I'm studying model theory and mathematical logic by myself and found two different definitions of a theory: (1) by a formalized theory $\mathscr{T}$ we shall understand any triple $(\mathcal{L},C,\mathcal{A})$, where $\mathcal{L}$ is a (first order) language, $C:\mathcal{P}(F)\rightarrow\mathcal{P}(F)$ is a consequence operation ($F$ is the set of all formulas of $\mathcal{L}$) and $\mathcal{A}$ is a subset of $F$ (found in The mathematics of metamathematics by Rasiowa and Sikorski); (2) a (first order) theory $\mathscr{T}$ of $\mathcal{L}$ is a collection of sentences of $\mathcal{L}$, where a sentence is a formula with no free variables (found in Model theory by Chang and Keisler).
My questions are (1) how many definitions of theory are there?, (2) what is the most common (used) one now? and (3) is there a reason for the difference or evolution in the definition?
There are numerous definitions of "theory", too many to count. This is a general pattern in logic: different authors often have slightly different definitions of the same concepts. For the beginner, it is important to think about both the formal definitions and the ideas behind them, because the ideas will be shared by many authors even if their formal definitions don't match.
There are a few key distinctions you can use to get a sense of where an author is coming from, and what kinds of ideas are important to them.
The first key distinction has to do with which logic the author is working in (or whether there is a fixed logic at all).

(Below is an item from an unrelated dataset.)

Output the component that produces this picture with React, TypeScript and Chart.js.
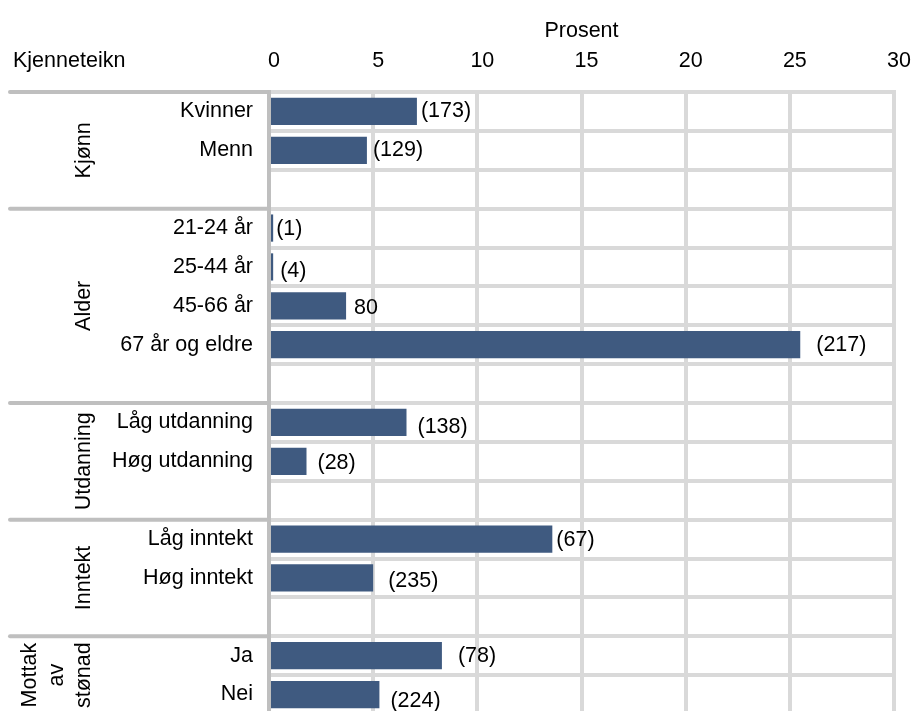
import React, { useEffect, useRef } from 'react';
import { Chart, registerables } from 'chart.js';

Chart.register(...registerables);

// ---- data ----
const rowLabels = [
  'Kvinner', 'Menn', '',
  '21-24 år', '25-44 år', '45-66 år', '67 år og eldre', '',
  'Låg utdanning', 'Høg utdanning', '',
  'Låg inntekt', 'Høg inntekt', '',
  'Ja', 'Nei',
];
const values: (number | null)[] = [
  7.1, 4.7, null,
  0.2, 0.2, 3.7, 25.5, null,
  6.6, 1.8, null,
  13.6, 5.0, null,
  8.3, 5.3,
];
const valueLabels = [
  '(173)', '(129)', '',
  '(1)', '(4)', '80', '(217)', '',
  '(138)', '(28)', '',
  '(67)', '(235)', '',
  '(78)', '(224)',
];
const groupNames = [['Kjønn'], ['Alder'], ['Utdanning'], ['Inntekt'], ['Mottak', 'av', 'stønad']];
const groupFirstRow = [0, 3, 8, 11, 14];
const groupLastRow = [2, 7, 10, 13, 15];
const xMin = 0;
const xMax = 30;
const xStep = 5;
const xTitle = 'Prosent';
const headerLabel = 'Kjenneteikn';

// ---- styling ----
const FONT = '"Liberation Sans", Arial, sans-serif';
const FS = 21.5;
const BAR = '#3f5a80';
const GRID_LIGHT = '#d9d9d9';
const GRID_DARK = '#bfbfbf';
const TICK_PAD = 18;
// label nudges in px (dx from bar end, dy from row centre)
const labelNudge: [number, number][] = [
  [4, 0], [6, 0], [0, 0],
  [3, 1], [7, 4], [8, 2], [16, 0], [0, 0],
  [11, 5], [11, 2], [0, 0],
  [4, 1], [15, 3], [0, 0],
  [16, 0], [11, 7],
];

const decorPlugin = {
  id: 'decor',
  afterDraw(chart: any) {
    const { ctx, chartArea } = chart;
    const y = chart.scales.y;
    const rowH = y.getPixelForValue(1) - y.getPixelForValue(0);
    ctx.save();
    // left group separators
    ctx.strokeStyle = GRID_DARK;
    ctx.lineWidth = 4;
    ctx.lineCap = 'round';
    groupFirstRow.forEach((r) => {
      const yy = y.getPixelForValue(r) - rowH / 2;
      ctx.beginPath();
      ctx.moveTo(10, yy);
      ctx.lineTo(chartArea.left - 2, yy);
      ctx.stroke();
    });
    ctx.fillStyle = '#000';
    ctx.font = `${FS}px ${FONT}`;
    // header
    ctx.textAlign = 'left';
    ctx.textBaseline = 'middle';
    ctx.fillText(headerLabel, 13, chartArea.top - TICK_PAD - FS * 0.6);
    // group labels (rotated)
    groupNames.forEach((lines, gi) => {
      const cy = (y.getPixelForValue(groupFirstRow[gi]) + y.getPixelForValue(groupLastRow[gi])) / 2;
      lines.forEach((line, k) => {
        const cx = 84 - (lines.length - 1 - k) * 27;
        ctx.save();
        ctx.translate(cx, cy);
        ctx.rotate(-Math.PI / 2);
        ctx.textAlign = 'center';
        ctx.textBaseline = 'middle';
        ctx.fillText(line, 0, 0);
        ctx.restore();
      });
    });
    // value labels
    const meta = chart.getDatasetMeta(0);
    ctx.textAlign = 'left';
    ctx.textBaseline = 'middle';
    meta.data.forEach((bar: any, i: number) => {
      if (values[i] == null || !valueLabels[i]) return;
      const [dx, dy] = labelNudge[i];
      ctx.fillText(valueLabels[i], bar.x + dx, bar.y + dy);
    });
    ctx.restore();
  },
};

export default function App() {
  const ref = useRef<HTMLCanvasElement | null>(null);
  useEffect(() => {
    if (!ref.current) return;
    const chart = new Chart(ref.current, {
      type: 'bar',
      data: {
        labels: rowLabels,
        datasets: [
          {
            data: values as any,
            backgroundColor: BAR,
            borderWidth: 0,
            barPercentage: 0.7,
            categoryPercentage: 1,
          },
        ],
      },
      options: {
        indexAxis: 'y',
        responsive: false,
        animation: false,
        layout: { padding: { left: 0, right: 19, top: 0, bottom: 2 } },
        plugins: { legend: { display: false }, tooltip: { enabled: false } },
        scales: {
          x: {
            position: 'top',
            min: xMin,
            max: xMax,
            afterFit: (s: any) => {
              s.height = 92;
              s.paddingLeft = 0;
              s.paddingRight = 0;
              s.paddingTop = 0;
              s.paddingBottom = 0;
            },
            ticks: {
              stepSize: xStep,
              color: '#000',
              font: { family: FONT, size: FS },
              padding: TICK_PAD,
              labelOffset: 5,
              maxRotation: 0,
            },
            grid: {
              drawTicks: false,
              lineWidth: 4,
              color: (c: any) => (c.tick && c.tick.value === 0 ? GRID_DARK : GRID_LIGHT),
            },
            border: { display: true, color: GRID_LIGHT, width: 4 },
            title: {
              display: true,
              text: xTitle,
              color: '#000',
              font: { family: FONT, size: FS },
              padding: { top: 18, bottom: 0 },
            },
          },
          y: {
            afterFit: (s: any) => {
              s.width = 269;
              s.paddingTop = 0;
              s.paddingBottom = 0;
              s.paddingLeft = 0;
              s.paddingRight = 0;
            },
            ticks: {
              color: '#000',
              font: { family: FONT, size: FS },
              padding: 16,
              autoSkip: false,
            },
            grid: { drawTicks: false, lineWidth: 4, color: GRID_LIGHT, offset: true },
            border: { display: true, color: GRID_DARK, width: 4, z: 1 },
          },
        },
      },
      plugins: [decorPlugin],
    });
    return () => chart.destroy();
  }, []);
  return (
    <div style={{ position: 'fixed', left: 0, top: 0, width: 913, height: 711, overflow: 'hidden', background: '#fff' }}>
      <canvas ref={ref} width={913} height={716} />
    </div>
  );
}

In the first definition from the question, the authors allow the "theory" to include its own consequence relation - essentially, its own set of deduction rules. The second definition takes the theory to be just a set of sentences. In that case, the deduction rules will have to be known from context, and most likely will be the standard rules of first-order logic.
The clue that the authors might take these approaches comes from the topics of their books. One book is a general book about logic, which might well want to look at various deductive systems. The second book is about model theory, where it is common to just work in first-order logic.
The second key distinction is between definitions that allow a theory to be essentially any set of sentences - so, essentially, a set of axioms - versus definitions that require the theory to be closed under the relevant deductive system.
In model theory, because the set of sentences true in a given model is automatically closed under the relevant deductive system, it is relatively common to just assume that the theory is closed under that deductive system in the first place. Then, instead of having to say that various sentences are provable from the theory, the model theorist can just say the sentences are in the theory.
In other contexts, especially when computability is involved, it is less common to make the assumption that theories are deductively closed. The set of consequences of a set of axioms is not, in general, computable from the set of axioms. So, if we want to track what is computable from what, we have to take care when we replace a set of axioms with its set of consequences. This is particularly relevant because the sets of consequences of formal theories such as Peano Arithmetic or ZFC set theory are not computable.